May 5, 2007—Some Astronauts are remembered for quotes like "That’s one small step for man" (Neil Armstrong), or "that may have been a small step for Neil, but it was a big one for me" (Pete Conrad, the Astronaut who landed on the Moon after Armstrong). Wally Schirra may be remembered for his sales pitch for the cold remedy Sudafed, and that’s because he and the crew of Apollo 7 experienced firsthand what cold symptoms in weightlessness can be like.

Schirra died this week of a heart attack at the age of 84. In 1968, he commanded the first test flight of the Apollo moon program which would later pave the way for Armstrong and Conrad on Apollo 11 and 12. Schirra and rookie crewmates Walt Cunningham and Don Eisele blasted off from the same launch pad where Gus Grissom, Roger Chafee, and Ed White died in the Apollo 1 fire the year before.

Back to the cold connection, Schirra caught a cold one hour after liftoff and his crewmates started sniffling the next day. The lack of gravity causes blood to rush to the heads of all Astronauts, so head colds only compounded the misery during Apollo 7. The situation was widely blamed for tension between the crew and mission control, and Schirra’s later turn as TV pitchman for Sudafed.

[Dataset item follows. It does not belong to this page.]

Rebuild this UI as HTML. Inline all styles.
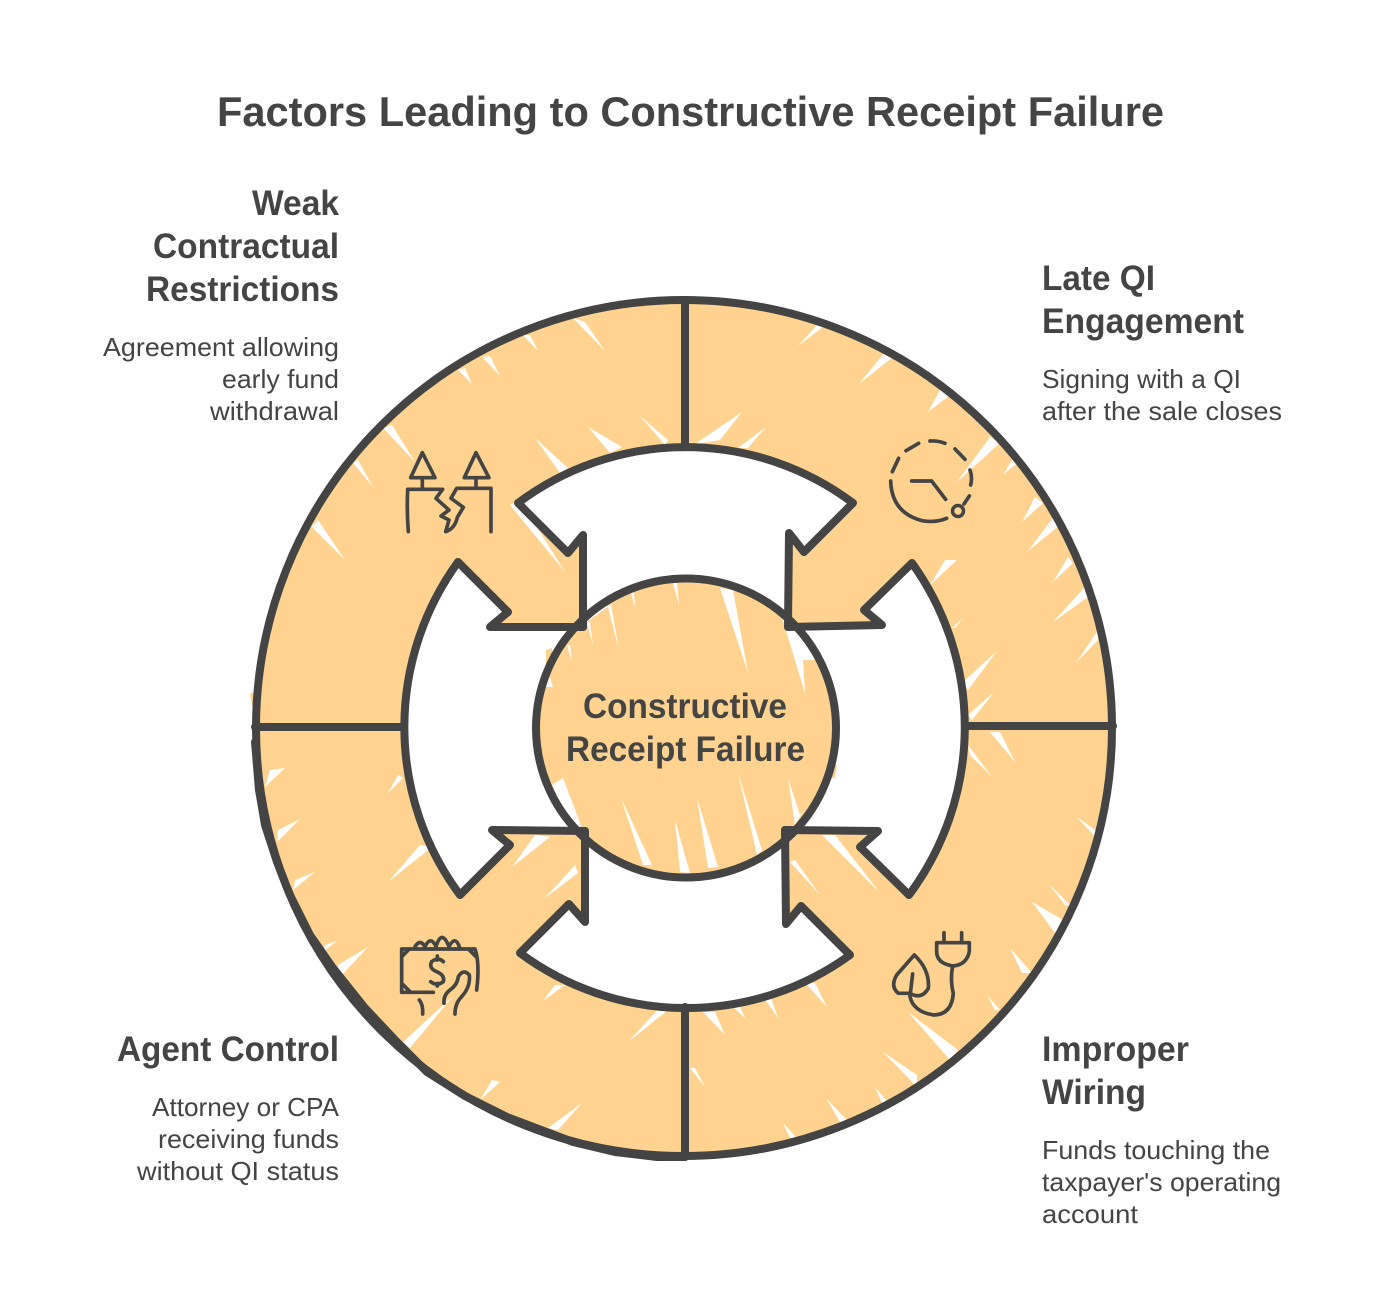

Along with being the only Astronaut to fly in Mercury, Gemini, and Apollo spacecraft, Schirra was also known as a practical joker. Perhaps the best example of that was in 1990 when the Astronauts’ Hall of Fame opened in Titusville. All of the surviving Mercury Astronauts were there, with the exception of Schirra. As the first American in space, Alan Shepard took reporters around, we passed exhibit booths dedicated to each of the Mercury pioneers. Stretched across Shepard’s booth was a big paper banner reading "Out of Order—Gotcha! Wally Schirra".